As mentioned, the vagus nerve, is essentially the super highway that connects the nervous system with the organs and glands of the endocrine system. The term vagus translates into latin as wandering, named as such because the long nerve wanders, and meanders, throughout the body.

Polyvagal Theory

The vagus nerve is the tenth cranial nerve, it starts at lower part of the brain called the medulla oblongata, and runs down the body; splitting in two along the way, before terminating at the stomach.

Along the way the vagus nerve connects parts of the inner ear and ear cannel, esophagus, heart, trachea, larynx, lungs, and abdomen.

We already know quite a lot about the vagus nerve. For example, where the nerve splits into two; the ventral and dorsal sides, each side has been shown to respond to stimuli in opposing ways.

  • The ventral side (ventral referring to venter, meaning belly in latin) runs along the front of the stomach, and responds to safety cues in the environment.
  • The dorsal side (dorsal referring to dorsum meaning back in latin) runs along the back, and responds to danger cues around us.

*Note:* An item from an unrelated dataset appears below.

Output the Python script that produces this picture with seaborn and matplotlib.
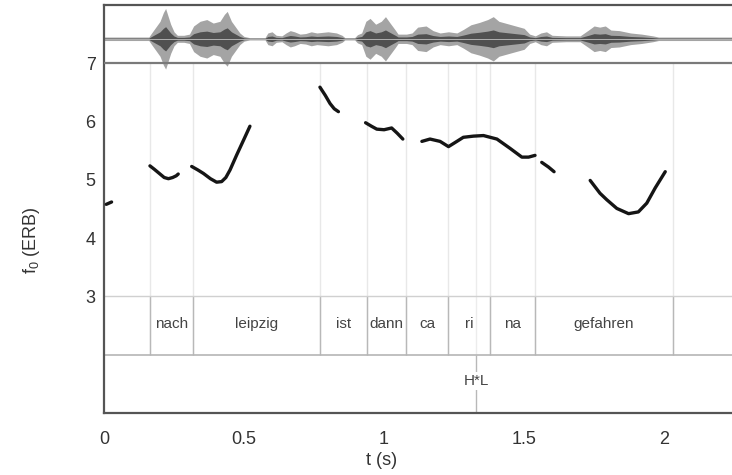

Three Developmental Stages of Response

One of the biggest revelations presented by the theory is that our autonomous responses to social cues occur in a specific hierarchical order with serious danger at the top, manageable danger in the middle, and finally social engagement once not threat of danger is detected. The three developmental stage of response in polyvagal theory are explained as follows:

  • Immobilization: Described as the oldest strongest pathway, this results in an immobilizing response to signs of extreme danger. This causes us to shut down, become nub, and freeze.
  • Mobilization: Next to develop in the evolutionary hierarchy, this kicks the sympathetic nervous system into gear enabling us to mobilize when faced with danger. It helps us jump into action with a quick adrenaline rush to aid the escape from danger.
  • Social engagement. The latest addition to hierarchy of responses comes from the ventral side of the vagus nerve. Once no danger is detected it causes the parasympathetic nervous system to jump into action; providing feelings of safety and satisfying social engagement and causing us to feel safe, calm, and collected.

The Response Hierarchy in Daily Life

Polyvagal theory suggests that as we engage with the world, there will be moments when we will feel safe and others when we feel danger, and that our emotions are fluid in reacting to stimuli which sees us move in and out of different levels of comfort based on these hierarchical responses.

For example, we may feel safe when embracing with loved ones, however we can immediately break out of these feeling when presented with danger. Our life experiences can greatly govern how we respond, with past situations acting as life lessons to improve our intuition. However, it’s known that trauma can have a huge detrimental effect on these responses; altering and ultimately messing up our logical responses, albeit involuntary.

How to Combat the Effects of Trauma On Response

Without the affects of trauma, we consistently scan the environment and our nervous system is able to perceive threats clearly and react accordingly. However, the affects of trauma can disturb this process and in turn, cause us to respond in a more irrational manner.

If you are experiencing situations of excess immobilization as a result of trauma, the it may be possible to treat this condition using certain therapies such as meditation, breathing exercises, physical exercise, and psychotherapy.